Print word for word the first line of the listing below and every line after it, through the line with "ax = fig.add_axes([0.0464, 0.1144, 0.8906, 0.7732])". Leave out the pictures and the rest.

:::

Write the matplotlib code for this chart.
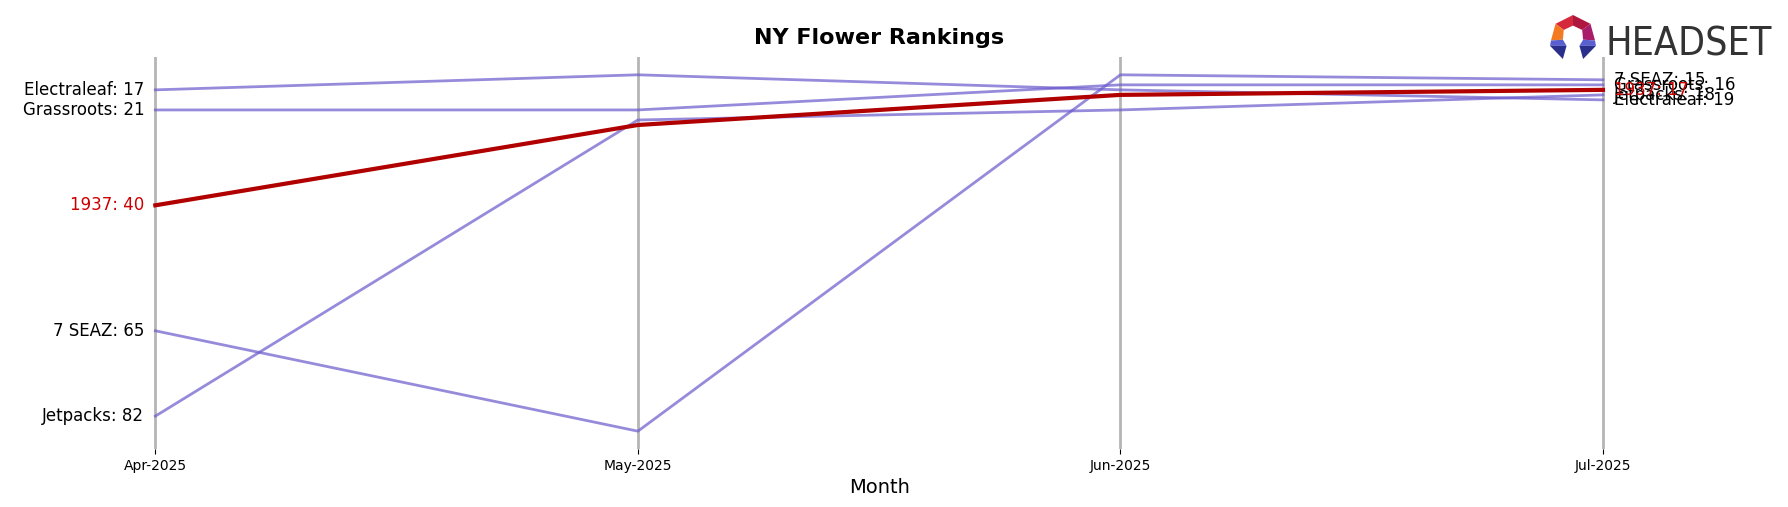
import matplotlib
matplotlib.use('Agg')
import matplotlib.pyplot as plt
from matplotlib.patches import Polygon

# data
months = ['Apr-2025', 'May-2025', 'Jun-2025', 'Jul-2025']
electraleaf = [17, 14, 17, 19]
grassroots = [21, 21, 16, 16]
rank_1937 = [40, 24, 18, 17]
seven_seaz = [65, 85, 14, 15]
jetpacks = [82, 23, 21, 18]

brands = ['Electraleaf', 'Grassroots', '7 SEAZ', 'Jetpacks', '1937']
ranks = [electraleaf, grassroots, seven_seaz, jetpacks, rank_1937]
highlight = '1937'

PURPLE = '#6A5ACD'
RED = '#b00000'
RED_TXT = '#cc0000'

fig = plt.figure(figsize=(17.88, 5.07), dpi=100)
ax = fig.add_axes([0.0464, 0.1144, 0.8906, 0.7732])

x = list(range(len(months)))
for name, r in zip(brands, ranks):
    if name == highlight:
        ax.plot(x, r, color=RED, linewidth=3, zorder=4)
        tcol = RED_TXT
    else:
        ax.plot(x, r, color=PURPLE, linewidth=2, alpha=0.7, zorder=3)
        tcol = 'black'
    # labels at first and last month
    ax.annotate(f'{name}: {r[0]}', xy=(x[0], r[0]), xytext=(-8, 0),
                textcoords='offset points', ha='right', va='center',
                fontsize=12, color=tcol)
    ax.annotate(f'{name}: {r[-1]}', xy=(x[-1], r[-1]), xytext=(8, 0),
                textcoords='offset points', ha='left', va='center',
                fontsize=12, color=tcol)

ax.invert_yaxis()
ax.set_yticks([])
ax.set_xticks(x)
ax.set_xticklabels(months, fontsize=10)
ax.grid(axis='x', color='#b5b5b5', linewidth=2)
ax.set_axisbelow(True)
for s in ax.spines.values():
    s.set_visible(False)
ax.set_xlabel('Month', fontsize=14)
ax.set_title('NY Flower Rankings', fontsize=16, fontweight='bold', pad=9)

# headset logo (icon + wordmark)
lax = fig.add_axes([0.8669, 0.8836, 0.0257, 0.0868])
lax.set_xlim(0, 1)
lax.set_ylim(0, 1)
lax.axis('off')
pieces = [
    ([(0.5, 1.0), (0.12, 0.80), (0.30, 0.66), (0.5, 0.76)], '#d42a3c'),
    ([(0.5, 1.0), (0.88, 0.80), (0.70, 0.66), (0.5, 0.76)], '#b0173f'),
    ([(0.12, 0.80), (0.02, 0.42), (0.28, 0.44), (0.30, 0.66)], '#f47a22'),
    ([(0.88, 0.80), (0.98, 0.42), (0.72, 0.44), (0.70, 0.66)], '#a81c6a'),
    ([(0.02, 0.42), (0.28, 0.44), (0.36, 0.30), (0.0, 0.30)], '#5a5fd0'),
    ([(0.98, 0.42), (0.72, 0.44), (0.64, 0.30), (1.0, 0.30)], '#5a5fd0'),
    ([(0.0, 0.30), (0.36, 0.30), (0.28, 0.0)], '#2b2f8c'),
    ([(1.0, 0.30), (0.64, 0.30), (0.72, 0.0)], '#2b2f8c'),
]
for pts, c in pieces:
    lax.add_patch(Polygon(pts, closed=True, color=c, linewidth=0))

logo = fig.text(0.8982, 0.8915, 'HEADSET', fontsize=30, color='#333333',
                family='DejaVu Sans', stretch='condensed',
                ha='left', va='baseline')
# shrink the wordmark so it spans about 166 px like the original
rend = fig.canvas.get_renderer()
w = logo.get_window_extent(renderer=rend).width
logo.set_fontsize(30 * 166 / w)

fig.savefig('out.png', dpi=100)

:::

> [COMPLETE RESPONSE]
Write the matplotlib code for this chart.
import matplotlib
matplotlib.use('Agg')
import matplotlib.pyplot as plt
from matplotlib.patches import Polygon

# data
months = ['Apr-2025', 'May-2025', 'Jun-2025', 'Jul-2025']
electraleaf = [17, 14, 17, 19]
grassroots = [21, 21, 16, 16]
rank_1937 = [40, 24, 18, 17]
seven_seaz = [65, 85, 14, 15]
jetpacks = [82, 23, 21, 18]

brands = ['Electraleaf', 'Grassroots', '7 SEAZ', 'Jetpacks', '1937']
ranks = [electraleaf, grassroots, seven_seaz, jetpacks, rank_1937]
highlight = '1937'

PURPLE = '#6A5ACD'
RED = '#b00000'
RED_TXT = '#cc0000'

fig = plt.figure(figsize=(17.88, 5.07), dpi=100)
ax = fig.add_axes([0.0464, 0.1144, 0.8906, 0.7732])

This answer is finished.